Signs of the times

Three cautionary tales, via Just a Bump in the Beltway

One:

In 1992, Tonya Stewart left the Army after serving 13 years in uniform, believing her service to her country was over.

Now, 12 years later, she’s been recalled to active duty.

“I leave for an 18-month tour of duty in two weeks,” the 43-year-old Hellam Township resident said. “And that’s about all I really know.”

Stewart, visiting her sister’s family for Thanksgiving dinner along with her boyfriend and 9-year-old daughter, said she had received letters and phone calls from the military since the terrorist attacks of Sept. 11 warning her that she may be recalled.

“But to be honest, I never really thought they’d do it,” Stewart, who works for Susquehanna Communications, said with a laugh. “I’m a little too old to be running around diving in the sand.”

She was recalled from the Army’s Individual Ready Reserve, composed of men and women who, even though they have completed their tours of duty, are still obligated to return to service if the government calls for them.

Two:

Chief Warrant Officer Margaret Murray, who describes herself as “over 50,” says her small frame and some old back pain made it difficult to fire her M-16 in a marksmanship refresher course.
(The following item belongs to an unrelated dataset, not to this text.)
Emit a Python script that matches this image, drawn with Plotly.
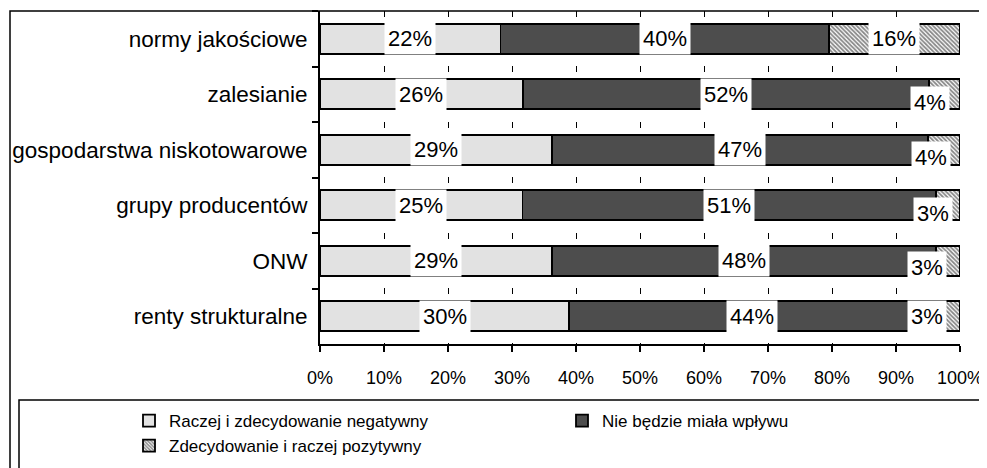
import plotly.graph_objects as go

categories = ['normy jakościowe', 'zalesianie', 'gospodarstwa niskotowarowe',
              'grupy producentów', 'ONW', 'renty strukturalne']
negatywny = [22, 26, 29, 25, 29, 30]
bez_wplywu = [40, 52, 47, 51, 48, 44]
pozytywny = [16, 4, 4, 3, 3, 3]
series_names = ['Raczej i zdecydowanie negatywny', 'Nie będzie miała wpływu',
                'Zdecydowanie i raczej pozytywny']
x_ticks = [0, 10, 20, 30, 40, 50, 60, 70, 80, 90, 100]
x_tick_labels = ['0%', '10%', '20%', '30%', '40%', '50%', '60%', '70%', '80%', '90%', '100%']

W, H = 987, 468
ML, MR, MT, MB = 312, 35, 3, 132
PW, PH = W - ML - MR, H - MT - MB
FONT = 'Liberation Sans, Arial, sans-serif'

# offsets of the small labels of the last series (pushed aside like in Excel)
small_shift = [(0, 0), (-14, -8), (-13, -8), (-15, -8), (-21, -7), (-21, 0)]


def px_x(p):
    return (p - ML) / PW


def px_y(p):
    return 1 - (p - MT) / PH


fills = ['#e2e2e2', '#4d4d4d', 'white']
series = [negatywny, bez_wplywu, pozytywny]

data = []
for name, vals, col in zip(series_names, series, fills):
    marker = dict(color=col, line=dict(color='black', width=1.8))
    if col == 'white':
        marker['pattern'] = dict(shape='\\', size=3, solidity=0.6,
                                 fgcolor='#111111', bgcolor='white')
    data.append(go.Bar(y=categories, x=vals, name=name, orientation='h',
                       marker=marker, hoverinfo='skip'))

# labels in the middle of each segment, in white boxes
annotations = []
for i, cat in enumerate(categories):
    total = negatywny[i] + bez_wplywu[i] + pozytywny[i]
    start = 0
    for k, vals in enumerate(series):
        share = vals[i] / total * 100
        mid = start + share / 2
        start += share
        xs, ys = small_shift[i] if k == 2 else (0, 0)
        annotations.append(dict(x=mid, y=cat, text=f'{vals[i]}%', showarrow=False,
                                bgcolor='white', borderpad=3, xshift=xs, yshift=ys,
                                font=dict(family=FONT, size=22, color='black')))

shapes = [
    dict(type='rect', xref='paper', yref='paper', x0=px_x(2), x1=px_x(W + 20),
         y0=px_y(H + 20), y1=px_y(MT), line=dict(color='black', width=1.5),
         layer='below'),
    dict(type='rect', xref='paper', yref='paper', x0=px_x(11), x1=px_x(W + 20),
         y0=px_y(H + 20), y1=px_y(392), line=dict(color='black', width=1.5)),
]

layout = go.Layout(
    width=W, height=H,
    margin=dict(l=ML, r=MR, t=MT, b=MB),
    barmode='stack', barnorm='percent', bargap=0.46,
    plot_bgcolor='white', paper_bgcolor='white',
    font=dict(family=FONT, size=20, color='black'),
    xaxis=dict(range=[0, 100], tickvals=x_ticks, ticktext=x_tick_labels,
               showgrid=True, gridcolor='black', gridwidth=1, griddash='6px,21.7px',
               showline=True, linecolor='black', linewidth=2,
               ticks='outside', ticklen=6, tickcolor='black', tickwidth=1.5,
               zeroline=False, automargin=False, ticklabelstandoff=10,
               tickfont=dict(size=18)),
    yaxis=dict(autorange='reversed', showline=True, linecolor='black', linewidth=2,
               ticks='outside', ticklen=6, tickcolor='black', tickwidth=1.5,
               tickson='boundaries', showgrid=False, automargin=False,
               tickfont=dict(size=22.5), ticklabelstandoff=6),
    legend=dict(orientation='h', x=px_x(130), y=px_y(395), xanchor='left', yanchor='top',
                entrywidth=388, entrywidthmode='pixels', font=dict(size=17),
                itemclick=False, traceorder='normal', bgcolor='rgba(0,0,0,0)'),
    annotations=annotations,
    shapes=shapes,
)

fig = go.Figure(data=data, layout=layout)
fig.write_html('out.html')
“With my stature, it was a challenge,” said the 4-foot-10, 95-pound, gray-haired personnel specialist from Schenectady, N.Y. “But I can hit the target now.”

Murray is one of about 4,400 Army soldiers from the Individual Ready Reserve who completed their active-duty service but have been notified they must get back in uniform. Most likely, they are headed for Iraq or Afghanistan.
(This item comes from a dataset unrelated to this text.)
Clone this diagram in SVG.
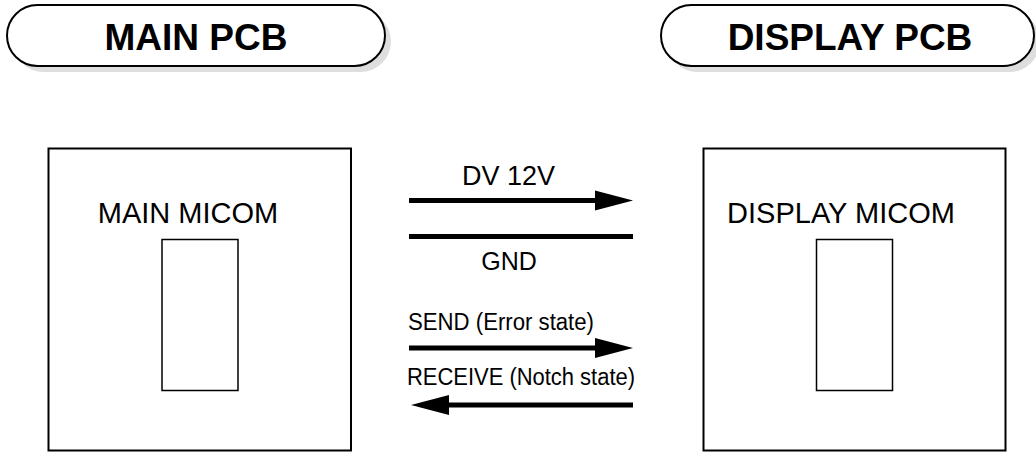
<svg xmlns="http://www.w3.org/2000/svg" width="1036" height="452" viewBox="0 0 1036 452">
<style>
.pill{fill:#fff;stroke:#000;stroke-width:2}
.shadow{fill:#dedede}
.box{fill:#fff;stroke:#000;stroke-width:2}
.chip{fill:#fff;stroke:#000;stroke-width:1.5}
.title{font-family:"Liberation Sans",Arial,sans-serif;font-weight:bold;font-size:37px;text-anchor:middle}
.lbl{font-family:"Liberation Sans",Arial,sans-serif;font-size:29px;text-anchor:middle}
.sig{font-family:"Liberation Sans",Arial,sans-serif;text-anchor:middle}
.wire{stroke:#000;stroke-width:5;fill:none}
</style>
<defs>
<marker id="ah" markerUnits="userSpaceOnUse" markerWidth="38" markerHeight="20" refX="2" refY="10" orient="auto" overflow="visible">
<path d="M0,0 L38,10 L0,20 Z" fill="#000"/>
</marker>
</defs>
<g id="main-pcb">
<rect class="shadow" x="13" y="11" width="378" height="61" rx="30.5"/>
<rect class="pill" x="7" y="5" width="378" height="61" rx="30.5"/>
<text class="title" x="196" y="50">MAIN PCB</text>
</g>
<g id="display-pcb">
<rect class="shadow" x="667" y="11" width="373" height="61" rx="30.5"/>
<rect class="pill" x="661" y="5" width="373" height="61" rx="30.5"/>
<text class="title" x="850" y="50">DISPLAY PCB</text>
</g>
<g id="main-micom">
<rect class="box" x="48.5" y="148.5" width="302.5" height="302"/>
<text class="lbl" x="188" y="223">MAIN MICOM</text>
<rect class="chip" x="162" y="239.5" width="76" height="151"/>
</g>
<g id="display-micom">
<rect class="box" x="703.5" y="148.5" width="302" height="302"/>
<text class="lbl" x="841" y="223">DISPLAY MICOM</text>
<rect class="chip" x="816.5" y="239.5" width="76" height="151"/>
</g>
<g id="connectors">
<line class="wire" x1="409" y1="200.5" x2="597" y2="200.5" marker-end="url(#ah)"/>
<line class="wire" x1="409" y1="236.5" x2="633" y2="236.5"/>
<line class="wire" x1="409" y1="348" x2="597" y2="348" marker-end="url(#ah)"/>
<line class="wire" x1="633" y1="405" x2="447" y2="405" marker-end="url(#ah)"/>
<text class="sig" x="508.5" y="185" font-size="27">DV 12V</text>
<text class="sig" x="509" y="270" font-size="25">GND</text>
<text class="sig" x="501" y="330" font-size="23" textLength="186" lengthAdjust="spacingAndGlyphs">SEND (Error state)</text>
<text class="sig" x="521" y="385" font-size="23" textLength="228" lengthAdjust="spacingAndGlyphs">RECEIVE (Notch state)</text>
</g>
</svg>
Ranging in age from their 20s to their 60s, the returning soldiers bring valuable experience to the Army. But their advanced ages, weakened eyes and expanded waistlines mean doing things a bit differently.
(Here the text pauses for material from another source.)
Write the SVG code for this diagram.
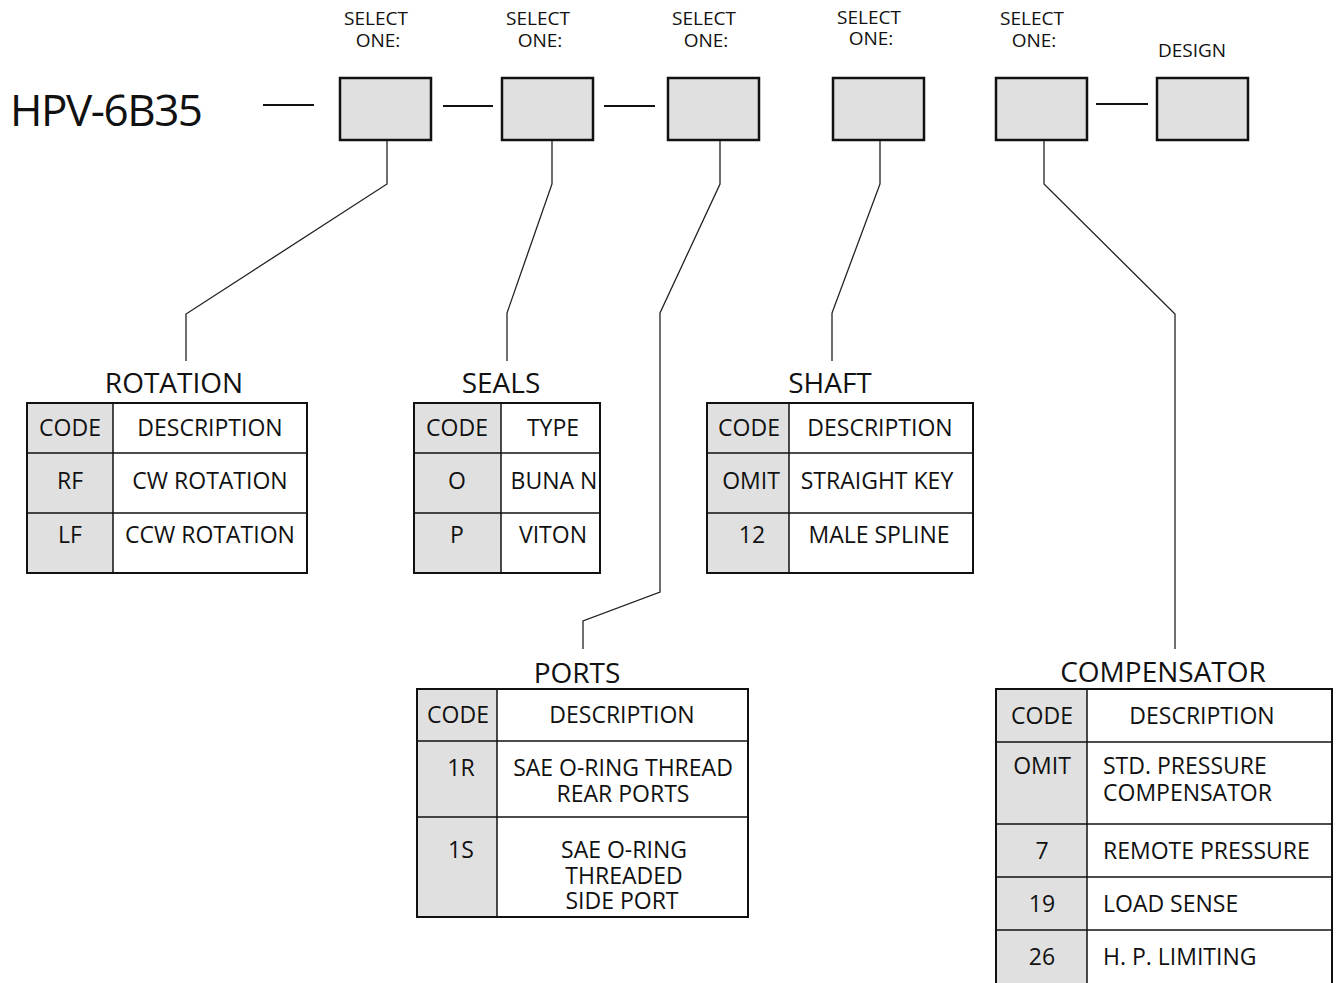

“Old is the operative word. I joke my contingent just came from Fort Living Room,” said Lt. Col. Douglas Snyder, commander of the training unit here. “They haven’t run in two, four, six, maybe 10 years or more. And that goes for push-ups, too.”

One lieutenant colonel with bifocals had to switch from an M-16 rifle to a 9 mm pistol to qualify. The petite Murray learned to adjust her stance to fire her weapon.

“We don’t give up on them. We haven’t failed to qualify a single person,” said Staff Sgt. Kenneth Calloway, a 29-year-old Army Reserve instructor. “We just give each individual a lot of time — and lots of ammunition.”

Three:

They basically told me that my Marine Corps time doesn’t count as military service,” Pistorius said. Faced with a threat of AWOL charges, and worried that a spotless military record was about to be stained, Pistorius headed last month to Camp McGrady in South Carolina.

“The first thing they did was thank us for showing up,” Pistorius said. “They had 150 that were supposed to show up and about 75 did. Of those 75 maybe only 40 or 50 are medically fit.”

— snip —

Equally implausible were the men who turned up at Camp McGrady last month.

When I first spoke to Pistorius, by telephone from the camp, he said nobody had been given a physical. He told his Army commanders that he had a permanent back injury from a car crash. They were unimpressed by a letter from his chiropractor. His pre-deployment health assessment lists him in this word: “Deployable.”Pistorius spoke with his captain.

“He said everybody here’s going to Iraq,” Pistorius said. “It’s unbelievable some of the guys they’re bringing down there.”

One man arrived with a hospital identification band still on his wrist. He’d just had knee surgery. One 48-year-old from Alabama had a hip replacement and fused vertebrae in his back.